There are also other realms where it’s important to show your support if you consider yourself an ally. Over the last few years, the rights of LGBTQ Americans have become a target. To date, 19 states have banned standard of care treatments for trans youth, and several of these states have made it a felony to follow society guidelines and provide care that improves survival. Following this, several states have now banned or severely restricted access to care for trans adults as well. This doesn’t include the other numerous legislative attacks—e.g., now, if I have a layover in a Florida airport and have to use the restroom, I would face criminal charges for using the restroom that matches my gender. As physicians, we need to stand up for what is best for our patients and work against the infringements blocking standard of care treatments which are known to decrease mortality. If we start allowing the legislatures to ban life-saving treatments just because someone belongs to a minority, where do we draw the line?
Have you ever considered:
- Asking each of your colleagues and trainees what their pronouns are?

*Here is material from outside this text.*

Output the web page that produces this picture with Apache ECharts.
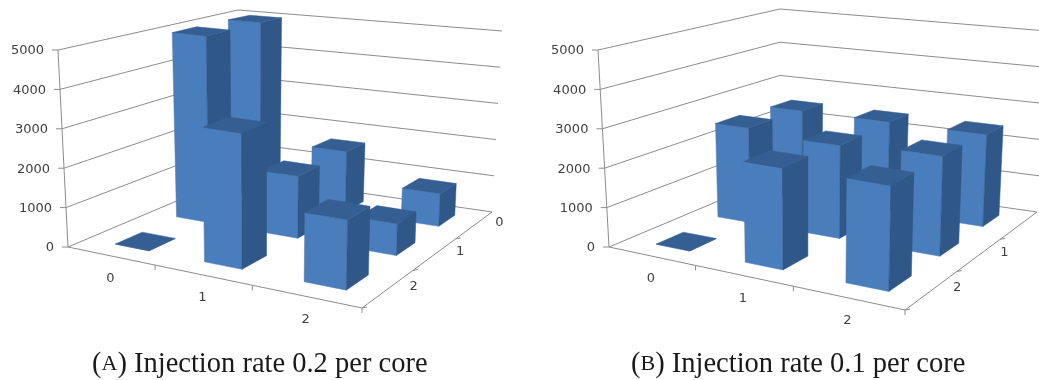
<!DOCTYPE html>
<html>
<head>
    <meta charset="utf-8">
    <title>Injection rate</title>
    <style>
        html, body { margin: 0; padding: 0; background: #fff; }
        #main { width: 1039px; height: 380px; }
    </style>
</head>
<body>
    <div id="main"></div>
    <script src="https://cdn.jsdelivr.net/npm/echarts@6/dist/echarts.min.js"></script>
    <script>
        // data, one list per depth row (row 0 is the back one)
        var columns = ['0', '1', '2'];
        var depths = ['0', '1', '2'];
        var valueTicks = [0, 1000, 2000, 3000, 4000, 5000];
        var rate02Back = [4980, 1650, 870];
        var rate02Middle = [4980, 1610, 800];
        var rate02Front = [0, 3350, 1680];
        var rate01Back = [2470, 2460, 2450];
        var rate01Middle = [2520, 2410, 2520];
        var rate01Front = [0, 2500, 2530];

        // walls of the two scenes as seen on screen: back-left, back-right, front-right, front-left
        var floorA = [[238, 175], [492, 212], [362, 308], [68, 247]];
        var roofA = [[238, 10], [502, 31], [367, 95], [58, 50]];
        var floorB = [[780, 175], [1037, 212], [905, 310], [609, 247]];
        var roofB = [[780, 9], [1047, 31], [910, 96], [598, 50]];

        var GAP_LEFT = 0.33;
        var GAP_RIGHT = 0.28;
        var GAP_DEPTH = 0.29;
        var FRONT = '#4a7dbb';
        var SIDE = '#2f5787';
        var TOP = '#355f92';
        var LINE = '#8c8c8c';
        var LABEL = '#404040';

        // unit square -> quadrilateral
        function homography(q) {
            var dx1 = q[1][0] - q[2][0], dx2 = q[3][0] - q[2][0], sx = q[0][0] - q[1][0] + q[2][0] - q[3][0];
            var dy1 = q[1][1] - q[2][1], dy2 = q[3][1] - q[2][1], sy = q[0][1] - q[1][1] + q[2][1] - q[3][1];
            var den = dx1 * dy2 - dx2 * dy1;
            var g = (sx * dy2 - dx2 * sy) / den;
            var h = (dx1 * sy - sx * dy1) / den;
            var a = q[1][0] - q[0][0] + g * q[1][0], b = q[3][0] - q[0][0] + h * q[3][0];
            var d = q[1][1] - q[0][1] + g * q[1][1], e = q[3][1] - q[0][1] + h * q[3][1];
            return function (u, w) {
                var n = g * u + h * w + 1;
                return [(a * u + b * w + q[0][0]) / n, (d * u + e * w + q[0][1]) / n];
            };
        }

        // column and value go through the hidden axes of the grid, depth is the third dimension.
        // the height vector of a point is blended from the four corners of the scene
        function projector(floor, roof, params, api) {
            var toFloor = homography(floor);
            var rect = params.coordSys;
            function lift(k, i) { return roof[k][i] - floor[k][i]; }
            return function (col, depth, value) {
                var p = api.coord([col, value]);
                var u = (p[0] - rect.x) / rect.width;
                var t = (rect.y + rect.height - p[1]) / rect.height;
                var w = depth / depths.length;
                var f = toFloor(u, w);
                return [0, 1].map(function (i) {
                    var far = lift(0, i) * (1 - u) + lift(1, i) * u;
                    var near = lift(3, i) * (1 - u) + lift(2, i) * u;
                    return f[i] + t * (far * (1 - w) + near * w);
                });
            };
        }

        function segment(a, b) {
            return { type: 'line', shape: { x1: a[0], y1: a[1], x2: b[0], y2: b[1] }, style: { stroke: LINE, lineWidth: 1 } };
        }

        function label(text, x, y, align, size) {
            return { type: 'text', style: { text: text, x: x, y: y, align: align, verticalAlign: 'middle',
                                            font: size + 'px "DejaVu Sans"', fill: LABEL } };
        }

        function wallSeries(gridIndex, floor, roof) {
            return {
                type: 'custom', xAxisIndex: gridIndex, yAxisIndex: gridIndex, silent: true,
                data: valueTicks.map(function (v) { return [0, v]; }),
                renderItem: function (params, api) {
                    var p = projector(floor, roof, params, api);
                    var v = api.value(1);
                    var nc = columns.length, nd = depths.length;
                    var left = p(0, nd, v);
                    var children = [
                        segment(left, p(0, 0, v)),
                        segment(p(0, 0, v), p(nc, 0, v)),
                        segment(left, [left[0] - 6, left[1]]),
                        label(String(v), left[0] - 14, left[1] + 1, 'right', 13)
                    ];
                    if (v > 0) {
                        children.push(segment(left, p(0, nd, v - 1000)));
                    }
                    return { type: 'group', children: children };
                }
            };
        }

        function floorSeries(gridIndex, floor, roof) {
            return {
                type: 'custom', xAxisIndex: gridIndex, yAxisIndex: gridIndex, silent: true,
                data: columns.map(function (c, i) { return [i, 0]; }),
                renderItem: function (params, api) {
                    var p = projector(floor, roof, params, api);
                    var i = api.value(0);
                    var nc = columns.length, nd = depths.length;
                    var a = p(i, nd, 0), b = p(i + 1, nd, 0), m = p(i + 0.5, nd, 0);
                    var c = p(nc, i, 0), d = p(nc, i + 1, 0), n = p(nc, i + 0.5, 0);
                    return { type: 'group', children: [
                        segment(a, b),
                        segment(b, [b[0], b[1] + 5]),
                        segment(c, d),
                        segment(d, [d[0] + 5, d[1] - 1]),
                        label(columns[i], m[0], m[1] + 23, 'center', 13),
                        label(depths[i], n[0] + 25, n[1] - 2, 'center', 13)
                    ] };
                }
            };
        }

        function barSeries(gridIndex, floor, roof, rows) {
            var cells = [];
            rows.forEach(function (row, d) {
                row.forEach(function (v, c) { cells.push([c, v, d]); });
            });
            return {
                type: 'custom', xAxisIndex: gridIndex, yAxisIndex: gridIndex, silent: true,
                data: cells,
                renderItem: function (params, api) {
                    var p = projector(floor, roof, params, api);
                    var c = api.value(0), v = api.value(1), d = api.value(2);
                    var u0 = c + GAP_LEFT, u1 = c + 1 - GAP_RIGHT, w0 = d + GAP_DEPTH, w1 = d + 1 - GAP_DEPTH;
                    function face(points, color) {
                        return { type: 'polygon', shape: { points: points }, style: { fill: color, stroke: color, lineWidth: 0.5 } };
                    }
                    var children = [
                        face([p(u0, w1, 0), p(u1, w1, 0), p(u1, w1, v), p(u0, w1, v)], FRONT),
                        face([p(u1, w1, 0), p(u1, w0, 0), p(u1, w0, v), p(u1, w1, v)], SIDE),
                        face([p(u0, w1, v), p(u1, w1, v), p(u1, w0, v), p(u0, w0, v)], TOP)
                    ];
                    return { type: 'group', children: children };
                }
            };
        }

        function caption(letter, text, left) {
            return {
                left: left, top: 345, text: '({sc|' + letter + '}) ' + text,
                textStyle: { fontFamily: 'Liberation Serif', fontSize: 28.5, fontWeight: 'normal', color: '#1a1a1a',
                             rich: { sc: { fontFamily: 'Liberation Serif', fontSize: 22, color: '#1a1a1a' } } }
            };
        }

        function hiddenX(gridIndex) {
            return { type: 'value', gridIndex: gridIndex, min: 0, max: columns.length, show: false };
        }
        function hiddenY(gridIndex) {
            return { type: 'value', gridIndex: gridIndex, min: 0, max: 5000, interval: 1000, show: false };
        }

        var chart = echarts.init(document.getElementById('main'));
        chart.setOption({
            animation: false,
            backgroundColor: '#fff',
            title: [caption('A', 'Injection rate 0.2 per core', 87), caption('B', 'Injection rate 0.1 per core', 626)],
            grid: [
                { left: 0, top: 0, width: 520, height: 340 },
                { left: 530, top: 0, width: 509, height: 340 }
            ],
            xAxis: [hiddenX(0), hiddenX(1)],
            yAxis: [hiddenY(0), hiddenY(1)],
            series: [
                wallSeries(0, floorA, roofA),
                floorSeries(0, floorA, roofA),
                barSeries(0, floorA, roofA, [rate02Back, rate02Middle, rate02Front]),
                wallSeries(1, floorB, roofB),
                floorSeries(1, floorB, roofB),
                barSeries(1, floorB, roofB, [rate01Back, rate01Middle, rate01Front])
            ]
        });
    </script>
</body>
</html>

- That it is difficult for others to “just correct” you if you use a wrong name or pronouns, especially if you are in a role of authority?
- Correcting your colleagues when they misgender a patient or colleague? Being an ally is more important than you can imagine.
- That learning a transitioning colleague’s first name and pronouns shouldn’t be any harder than adjusting to the name change of a colleague who got married or divorced?
- That some of your colleagues might face criminal charges for using the restroom matching their gender?